In-story information
- Abilities: intelligence, social abilities

= Kalia the Crow =

Kalia the Crow is a character in the Indian monthly comic Tinkle.
Kalia is a crow who regularly stops Chamataka the jackal and Doob Doob the crocodile from eating his friends.

==History==
Kalia the Crow made his first appearance in comic format in December 1980, in the first issue of Tinkle. Luis Fernandes, a former editor of Tinkle magazine, and an integral member of the Tinkle creative team, was the creator of Kalia. The first artist was Pradeep Sathe who believed that cartoonish elements, when added to an animal, should not result in a distortion of the animal's anatomy. Sathe was succeeded as the artist by Prasad Iyer, C.D. Rane and Juee Rane.

==Characters==
Kalia the crow, who always manages to save his friends from trouble, is very alert and observant. Using his schemes, he manages to save various animals from being eaten by Chamataka and Doob Doob.

Chamataka is a jackal that usually features as the main villain, assisted by Doob Doob the crocodile. Most plots feature the two trying to catch prey, and coming up with a variety of schemes to do so. The prey, however, are always saved by Kalia, making him Chamataka and Doob Doob's archenemy. Kalia has also saved his life on some occasions, though.

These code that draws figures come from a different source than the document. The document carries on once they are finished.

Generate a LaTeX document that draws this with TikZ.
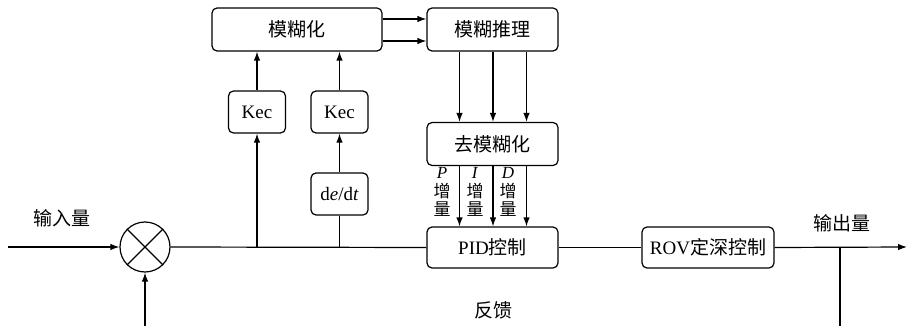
\documentclass[tikz,border=0pt]{standalone}
\usepackage{fontspec}
\setmainfont{Liberation Serif}
\newfontfamily\cjk{Noto Sans CJK SC}
\usetikzlibrary{arrows.meta}
\begin{document}
\begin{tikzpicture}[x=1pt,y=-1pt,
  every node/.style={font=\fontsize{19}{21}\selectfont},
  blk/.style={draw,rounded corners=5pt,line width=1.2pt,inner sep=0pt},
  con/.style={line width=1.2pt},
  arr/.style={con,-{Latex[length=9pt,width=6.5pt]}},
  lbl/.style={align=center,inner sep=0pt,font=\fontsize{17}{18.5}\selectfont}]
\useasboundingbox (0,0) rectangle (907,326);
% blocks
\node[blk,minimum width=170pt,minimum height=43pt] (fuzz) at (297,29.5) {\cjk 模糊化};
\node[blk,minimum width=131pt,minimum height=43pt] (infer) at (492.5,29.5) {\cjk 模糊推理};
\node[blk,minimum width=57pt,minimum height=42pt] (kec1) at (257,112) {Kec};
\node[blk,minimum width=57pt,minimum height=42pt] (kec2) at (339.5,112) {Kec};
\node[blk,minimum width=57pt,minimum height=42pt] (dedt) at (339.5,194) {d\textit{e}/d\textit{t}};
\node[blk,minimum width=131pt,minimum height=43pt] (defuzz) at (492.5,144) {\cjk 去模糊化};
\node[blk,minimum width=131pt,minimum height=41pt] (pid) at (492.5,247.5) {PID{\cjk 控制}};
\node[blk,minimum width=132pt,minimum height=41pt] (rov) at (708,247.5) {ROV{\cjk 定深控制}};
\node[draw,circle,line width=1.2pt,minimum size=50pt,inner sep=0pt] (sum) at (145,247) {};
\draw[con] (sum.north west) -- (sum.south east) (sum.north east) -- (sum.south west);
% coordinates
\coordinate (in) at (8,247);
\coordinate (b1) at (257,247);
\coordinate (b2) at (339.5,247);
\coordinate (fb) at (840,247);
\coordinate (fbb) at (840,326);
\coordinate (out) at (907,247);
\coordinate (sb) at (145,326);
% labels
\node (lin) at (62,218) {\cjk 输入量};
\node (lout) at (842,223) {\cjk 输出量};
\node (lfb) at (493,310) {\cjk 反馈};
\node[lbl] (lp) at (442,192) {\textit{P}\\{\cjk 增}\\{\cjk 量}};
\node[lbl] (li) at (475,192) {\textit{I}\\{\cjk 增}\\{\cjk 量}};
\node[lbl] (ld) at (508,192) {\textit{D}\\{\cjk 增}\\{\cjk 量}};
% connectors
\draw[arr] (in) -- (sum.west);
\draw[arr] (sb) -- (sum.south);
\draw[con] (sum.east) -- (pid.west);
\draw[arr] (b1) -- (kec1.south);
\draw[arr] (kec1.north) -- (kec1.north |- fuzz.south);
\draw[con] (b2) -- (dedt.south);
\draw[arr] (dedt.north) -- (kec2.south);
\draw[arr] (kec2.north) -- (kec2.north |- fuzz.south);
\draw[arr] (fuzz.east |- 0,19) -- (infer.west |- 0,19);
\draw[arr] (fuzz.east |- 0,41) -- (infer.west |- 0,41);
\foreach \x in {459.5,493,526.5}{
  \draw[arr] (infer.south -| \x,0) -- (defuzz.north -| \x,0);
  \draw[arr] (defuzz.south -| \x,0) -- (pid.north -| \x,0);
}
\draw[con] (pid.east) -- (rov.west);
\draw[arr] (rov.east) -- (out);
\draw[con] (fb) -- (fbb);
\end{tikzpicture}
\end{document}
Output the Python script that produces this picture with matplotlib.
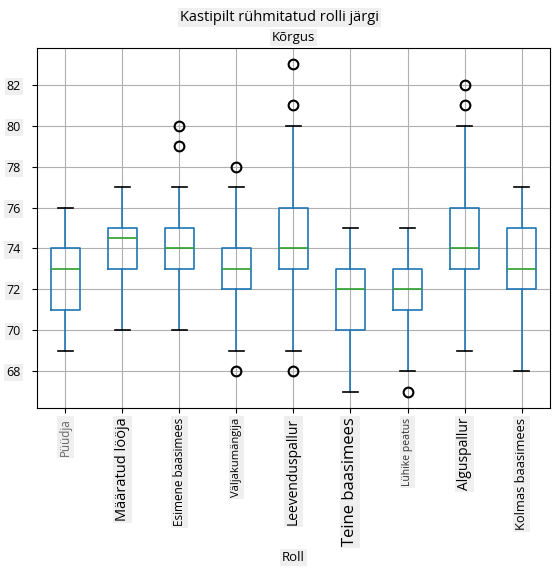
import matplotlib
matplotlib.use("Agg")
import matplotlib.pyplot as plt

plt.rcParams['font.family'] = ['Open Sans', 'DejaVu Sans']

roles = ["Püüdja", "Määratud lööja", "Esimene baasimees", "Väljakumängija",
         "Leevenduspallur", "Teine baasimees", "Lühike peatus", "Alguspallur",
         "Kolmas baasimees"]
whislo = [69, 70, 70, 69, 69, 67, 68, 69, 68]
q1 = [71, 73, 73, 72, 73, 70, 71, 73, 72]
med = [73, 74.5, 74, 73, 74, 72, 72, 74, 73]
q3 = [74, 75, 75, 74, 76, 73, 73, 76, 75]
whishi = [76, 77, 77, 77, 80, 75, 75, 80, 77]
fliers = [[], [], [79, 80], [78, 68], [81, 83, 68], [], [67], [81, 82], []]
label_sizes = [8.5, 10.5, 8.5, 8, 10, 12, 7.5, 10, 9.3]
label_colors = ['#666666', 'black', 'black', 'black', 'black', 'black',
                '#333333', 'black', 'black']

stats = []
for i in range(len(roles)):
    stats.append(dict(label=roles[i], whislo=whislo[i], q1=q1[i], med=med[i],
                      q3=q3[i], whishi=whishi[i], fliers=fliers[i]))

fig = plt.figure(figsize=(5.59, 5.73), dpi=100)
ax = fig.add_axes([0.066, 0.288, 0.918, 0.628])

blue = '#1f77b4'
ax.bxp(stats, widths=0.5,
       boxprops=dict(color=blue, linewidth=1.2),
       whiskerprops=dict(color=blue, linewidth=1.2),
       capprops=dict(color='black', linewidth=1.2),
       medianprops=dict(color='#2ca02c', linewidth=1.2),
       flierprops=dict(marker='o', markerfacecolor='none', markeredgecolor='black',
                       markersize=7, markeredgewidth=1.5))

ax.set_xlim(0.5, 9.5)
ax.set_ylim(66.2, 83.8)
ax.set_yticks([68, 70, 72, 74, 76, 78, 80, 82])
ax.tick_params(axis='y', pad=8)
ax.grid(True, color='#b0b0b0', linewidth=0.8)
ax.set_axisbelow(True)

bg = dict(facecolor='#efefef', edgecolor='none', pad=1.5)
ax.set_xticks(range(1, len(roles) + 1))
ax.set_xticklabels(roles, rotation=90)
for lab, s, c in zip(ax.get_xticklabels(), label_sizes, label_colors):
    lab.set_fontsize(s)
    lab.set_color(c)
    lab.set_bbox(bg)
for lab in ax.get_yticklabels():
    lab.set_fontsize(9)
    lab.set_bbox(bg)

ax.set_title("Kõrgus", fontsize=9.5, bbox=bg, pad=5)
ax.set_xlabel("Roll", fontsize=9.5, bbox=bg, labelpad=3)
fig.suptitle("Kastipilt rühmitatud rolli järgi", fontsize=10.5, y=0.983, bbox=bg)

fig.savefig("out.png", dpi=100)
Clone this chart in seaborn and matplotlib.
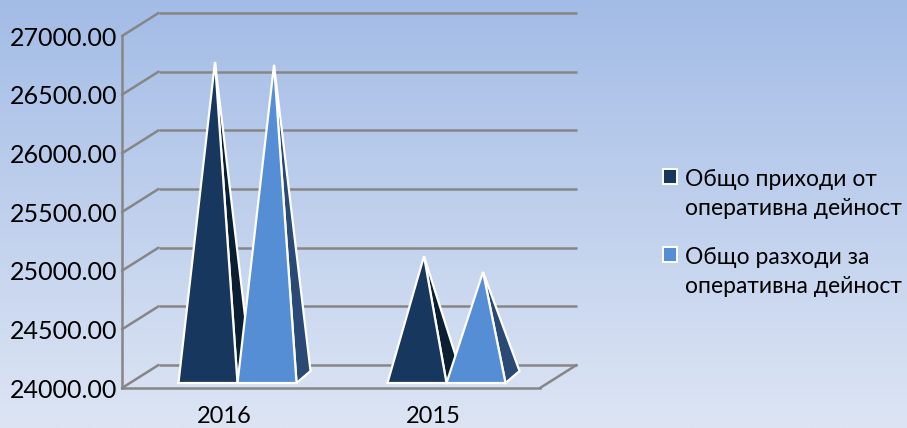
import numpy as np
import pandas as pd
import matplotlib
matplotlib.use("Agg")
import matplotlib.pyplot as plt
import seaborn as sns
from matplotlib.legend_handler import HandlerPatch
from matplotlib.patches import Patch, Rectangle
from matplotlib.transforms import Affine2D, IdentityTransform

years = ["2016", "2015"]
series_names = [
    "Общо приходи от\nоперативна дейност",
    "Общо разходи за\nоперативна дейност",
]
income = [26685, 25030]
expenses = [26660, 24895]
y_ticks = [24000, 24500, 25000, 25500, 26000, 26500, 27000]

front_colors = ["#17375E", "#558ED5"]
side_colors = ["#0B1F33", "#2A4A75"]
grid_color = "#868686"

df = pd.DataFrame({
    "year": years * 2,
    "value": income + expenses,
    "series": [series_names[0]] * 2 + [series_names[1]] * 2,
})

sns.set_theme(style="white")
plt.rcParams["font.family"] = ["Lato", "Open Sans", "DejaVu Sans"]

fig = plt.figure(figsize=(9.07, 4.28), dpi=100)
px = IdentityTransform()

# background gradient
bg = fig.add_axes([0, 0, 1, 1], zorder=0)
bg.axis("off")
grad = np.linspace(0, 1, 256).reshape(-1, 1, 1)
top = np.array([163, 188, 230]) / 255
bottom = np.array([221, 229, 244]) / 255
bg.imshow(top + (bottom - top) * grad, aspect="auto")

ax = fig.add_axes([122 / 907, 40 / 428, 418 / 907, 352 / 428], zorder=1)
ax.patch.set_alpha(0)
sns.barplot(
    data=df, x="year", y="value", hue="series", order=years,
    hue_order=series_names, palette=front_colors, width=0.565, gap=0,
    legend=False, ax=ax,
)
ax.set_xlim(-0.5, 1.5)
ax.set_ylim(y_ticks[0], y_ticks[-1])
ax.set_xlabel("")
ax.set_ylabel("")
ax.set_yticks(y_ticks)
ax.set_yticklabels([f"{v:.2f}" for v in y_ticks], fontsize=18, color="black")
ax.tick_params(axis="y", length=0, pad=3.5)
ax.tick_params(axis="x", length=0, pad=13, labelsize=17, labelcolor="black")
for lab in ax.get_xticklabels():
    lab.set_transform(lab.get_transform() + Affine2D().translate(-2.5, 0))

sns.despine(ax=ax, top=True, right=True)
for name in ["left", "bottom"]:
    ax.spines[name].set_color(grid_color)
    ax.spines[name].set_linewidth(1.8)

# 3d box: back wall lines and the diagonals going to it
dx, dy = 36.5, 23
depth = Affine2D().translate(dx, dy)
wall = ax.get_yaxis_transform()
for v in y_ticks:
    ax.plot([0, 1], [v, v], transform=wall + depth, color=grid_color, lw=1.8,
            clip_on=False, zorder=1, solid_capstyle="butt")
    p0 = wall.transform((0, v))
    ax.plot([p0[0], p0[0] + dx], [p0[1], p0[1] + dy], transform=px,
            color=grid_color, lw=1.8, clip_on=False, zorder=1)
p1 = wall.transform((1, y_ticks[0]))
ax.plot([p1[0], p1[0] + dx], [p1[1], p1[1] + dy], transform=px,
        color=grid_color, lw=1.8, clip_on=False, zorder=1)

# bars placed by seaborn, redrawn as pyramids
base_shift = Affine2D().translate(11, 5)
to_px = (ax.transData + base_shift).transform
patches = list(ax.patches)
for i, bar in enumerate(patches):
    bar.set_visible(False)
    k = i // len(years)
    x0, w = bar.get_x(), bar.get_width()
    x1, xc = x0 + w, x0 + w / 2
    value = bar.get_y() + bar.get_height()
    base = y_ticks[0]
    fl = to_px((x0, base))
    fr = to_px((x1, base))
    apex = to_px((xc, value)) + np.array([7, 6])
    back = fr + np.array([14, 12])
    ax.fill([apex[0], fr[0], back[0]], [apex[1], fr[1], back[1]], transform=px,
            facecolor=side_colors[k], edgecolor="white", lw=1.6, clip_on=False,
            zorder=3, joinstyle="miter")
    ax.fill([fl[0], fr[0], apex[0]], [fl[1], fr[1], apex[1]], transform=px,
            facecolor=front_colors[k], edgecolor="white", lw=1.6, clip_on=False,
            zorder=3, joinstyle="miter")
ax.set_xlim(-0.5, 1.5)
ax.set_ylim(y_ticks[0], y_ticks[-1])


def first_line_swatch(legend, orig_handle, xdescent, ydescent, width, height, fontsize):
    # swatch sits beside the first of the two text lines
    return Rectangle((-xdescent, -ydescent + 13), width, height)


handles = [Patch(facecolor=c, edgecolor="white", lw=1.4) for c in front_colors]
leg = fig.legend(
    handles, series_names, loc="upper left", bbox_to_anchor=(656 / 907, 1 - 162 / 428),
    frameon=False, fontsize=16.5, labelspacing=1.24,
    handlelength=0.62, handleheight=0.62, handletextpad=0.35, borderpad=0.3,
    borderaxespad=0, labelcolor="black", alignment="left",
    handler_map={Patch: HandlerPatch(patch_func=first_line_swatch)},
)
for t in leg.get_texts():
    t.set_linespacing(1.47)

fig.savefig("out.png", dpi=100)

Doob Doob the crocodile is a friend of Chamataka, and is somewhat dimwitted. He usually dislikes Kalia but is more inclined than Chamataka to be amicable with him. Kalia has additionally saved his life on some occasions. He often has his own dreams, such as a desire to fly.

Keechu and Meechu are two rabbits that get frequently targeted for food by Chamataka and Doob Doob.

Shonar is a spotted deer who is often chased for food by Chamataka and Doob Doob.

Babloo is a bear who hates Chamataka for frequently stealing his honeycombs. Chamataka, in turn, is afraid of Babloo, and Kalia exploits this to save others from the jackal.

Additional supporting characters are Lubdubi the crocodile, Sayal the porcupine, Sundar the peacock, Sundari the peahen, Brother Elephant and an unnamed bison. There are also one-shot characters who may be jungle fauna, pets, livestock or escapees from zoos and circuses.